» **Material provided**:
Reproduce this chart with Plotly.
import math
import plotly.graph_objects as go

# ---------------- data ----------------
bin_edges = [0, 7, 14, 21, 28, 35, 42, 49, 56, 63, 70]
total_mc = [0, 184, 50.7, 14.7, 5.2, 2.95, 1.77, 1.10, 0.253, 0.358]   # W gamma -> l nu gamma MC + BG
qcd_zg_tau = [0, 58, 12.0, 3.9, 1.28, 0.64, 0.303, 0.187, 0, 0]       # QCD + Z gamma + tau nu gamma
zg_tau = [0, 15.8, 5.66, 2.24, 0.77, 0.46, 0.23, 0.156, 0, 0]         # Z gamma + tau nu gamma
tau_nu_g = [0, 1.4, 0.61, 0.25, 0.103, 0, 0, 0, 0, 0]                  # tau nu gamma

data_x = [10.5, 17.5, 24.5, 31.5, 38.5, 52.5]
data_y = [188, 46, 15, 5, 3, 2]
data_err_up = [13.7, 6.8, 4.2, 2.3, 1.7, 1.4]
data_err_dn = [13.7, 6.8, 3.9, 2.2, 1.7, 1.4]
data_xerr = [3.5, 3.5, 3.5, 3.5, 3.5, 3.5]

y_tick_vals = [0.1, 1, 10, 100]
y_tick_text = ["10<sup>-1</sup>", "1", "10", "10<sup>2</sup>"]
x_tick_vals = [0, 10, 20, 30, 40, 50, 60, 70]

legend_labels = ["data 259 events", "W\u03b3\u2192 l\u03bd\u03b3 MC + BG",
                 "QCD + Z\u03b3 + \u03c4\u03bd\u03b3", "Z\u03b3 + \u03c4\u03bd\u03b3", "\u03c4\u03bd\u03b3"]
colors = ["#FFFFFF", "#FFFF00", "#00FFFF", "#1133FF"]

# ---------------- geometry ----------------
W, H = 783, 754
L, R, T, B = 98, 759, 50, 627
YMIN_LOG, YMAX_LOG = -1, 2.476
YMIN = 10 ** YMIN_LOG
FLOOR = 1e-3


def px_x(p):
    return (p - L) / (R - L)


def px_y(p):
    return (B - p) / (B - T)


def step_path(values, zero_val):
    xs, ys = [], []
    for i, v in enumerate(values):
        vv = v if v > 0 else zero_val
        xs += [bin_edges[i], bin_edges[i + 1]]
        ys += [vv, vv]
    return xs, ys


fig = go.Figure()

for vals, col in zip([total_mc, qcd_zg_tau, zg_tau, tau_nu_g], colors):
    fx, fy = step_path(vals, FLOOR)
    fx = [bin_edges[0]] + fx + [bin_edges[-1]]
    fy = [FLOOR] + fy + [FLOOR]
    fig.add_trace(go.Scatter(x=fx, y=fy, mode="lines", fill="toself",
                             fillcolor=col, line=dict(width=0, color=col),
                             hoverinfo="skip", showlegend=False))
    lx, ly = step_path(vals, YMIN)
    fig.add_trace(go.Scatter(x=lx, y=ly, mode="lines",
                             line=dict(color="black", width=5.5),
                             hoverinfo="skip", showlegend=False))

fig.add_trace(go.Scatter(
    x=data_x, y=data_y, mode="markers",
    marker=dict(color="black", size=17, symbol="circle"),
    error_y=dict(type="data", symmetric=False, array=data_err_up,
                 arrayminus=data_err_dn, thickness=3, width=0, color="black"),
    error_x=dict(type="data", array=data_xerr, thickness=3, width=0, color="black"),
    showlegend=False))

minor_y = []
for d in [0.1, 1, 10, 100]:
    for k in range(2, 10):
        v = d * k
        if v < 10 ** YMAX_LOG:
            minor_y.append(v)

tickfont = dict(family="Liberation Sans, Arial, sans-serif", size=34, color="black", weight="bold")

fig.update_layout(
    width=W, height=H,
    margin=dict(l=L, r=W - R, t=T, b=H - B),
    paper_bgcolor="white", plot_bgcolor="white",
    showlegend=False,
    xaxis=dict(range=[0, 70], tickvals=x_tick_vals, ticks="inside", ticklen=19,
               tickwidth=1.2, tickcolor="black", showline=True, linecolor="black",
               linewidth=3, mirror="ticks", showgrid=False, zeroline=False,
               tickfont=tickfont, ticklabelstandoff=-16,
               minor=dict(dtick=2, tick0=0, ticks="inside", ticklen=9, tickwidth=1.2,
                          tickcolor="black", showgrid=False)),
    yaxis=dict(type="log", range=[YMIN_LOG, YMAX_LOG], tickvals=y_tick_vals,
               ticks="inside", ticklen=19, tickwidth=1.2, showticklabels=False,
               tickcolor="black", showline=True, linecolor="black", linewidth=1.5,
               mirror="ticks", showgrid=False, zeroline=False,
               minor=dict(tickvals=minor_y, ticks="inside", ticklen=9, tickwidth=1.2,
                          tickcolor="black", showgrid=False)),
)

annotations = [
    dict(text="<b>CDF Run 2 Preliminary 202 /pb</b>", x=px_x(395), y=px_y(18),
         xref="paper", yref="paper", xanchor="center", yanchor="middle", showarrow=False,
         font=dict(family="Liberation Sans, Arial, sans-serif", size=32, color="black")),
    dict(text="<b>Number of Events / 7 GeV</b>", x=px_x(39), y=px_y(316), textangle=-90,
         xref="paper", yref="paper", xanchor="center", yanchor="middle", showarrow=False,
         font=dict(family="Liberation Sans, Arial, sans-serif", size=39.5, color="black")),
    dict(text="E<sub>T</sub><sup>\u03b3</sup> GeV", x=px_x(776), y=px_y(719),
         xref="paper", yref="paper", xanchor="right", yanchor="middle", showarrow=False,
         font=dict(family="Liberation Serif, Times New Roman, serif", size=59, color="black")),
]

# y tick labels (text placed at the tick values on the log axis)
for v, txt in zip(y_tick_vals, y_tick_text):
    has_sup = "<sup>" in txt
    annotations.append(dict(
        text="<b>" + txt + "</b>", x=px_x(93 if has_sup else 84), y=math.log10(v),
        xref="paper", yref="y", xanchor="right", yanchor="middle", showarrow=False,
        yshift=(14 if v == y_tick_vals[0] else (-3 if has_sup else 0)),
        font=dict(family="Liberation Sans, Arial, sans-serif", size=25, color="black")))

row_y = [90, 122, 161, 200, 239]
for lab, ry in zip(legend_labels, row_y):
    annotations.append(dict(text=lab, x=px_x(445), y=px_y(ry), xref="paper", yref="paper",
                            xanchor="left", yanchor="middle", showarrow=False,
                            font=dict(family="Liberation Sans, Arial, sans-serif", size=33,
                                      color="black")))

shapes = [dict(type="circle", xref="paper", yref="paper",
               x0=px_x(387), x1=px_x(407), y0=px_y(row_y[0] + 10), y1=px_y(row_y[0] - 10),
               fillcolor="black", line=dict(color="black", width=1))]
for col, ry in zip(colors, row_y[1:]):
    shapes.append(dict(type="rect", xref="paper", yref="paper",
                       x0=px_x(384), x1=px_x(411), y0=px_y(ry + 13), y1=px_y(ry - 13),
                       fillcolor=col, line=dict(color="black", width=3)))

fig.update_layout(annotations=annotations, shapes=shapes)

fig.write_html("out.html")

» **Exercise**:
Restate the listing exactly, starting at its first line and ending at the line where "# tau nu gamma" occurs; include both and no other lines.

» **Reply to the task**:
Reproduce this chart with Plotly.
import math
import plotly.graph_objects as go

# ---------------- data ----------------
bin_edges = [0, 7, 14, 21, 28, 35, 42, 49, 56, 63, 70]
total_mc = [0, 184, 50.7, 14.7, 5.2, 2.95, 1.77, 1.10, 0.253, 0.358]   # W gamma -> l nu gamma MC + BG
qcd_zg_tau = [0, 58, 12.0, 3.9, 1.28, 0.64, 0.303, 0.187, 0, 0]       # QCD + Z gamma + tau nu gamma
zg_tau = [0, 15.8, 5.66, 2.24, 0.77, 0.46, 0.23, 0.156, 0, 0]         # Z gamma + tau nu gamma
tau_nu_g = [0, 1.4, 0.61, 0.25, 0.103, 0, 0, 0, 0, 0]                  # tau nu gamma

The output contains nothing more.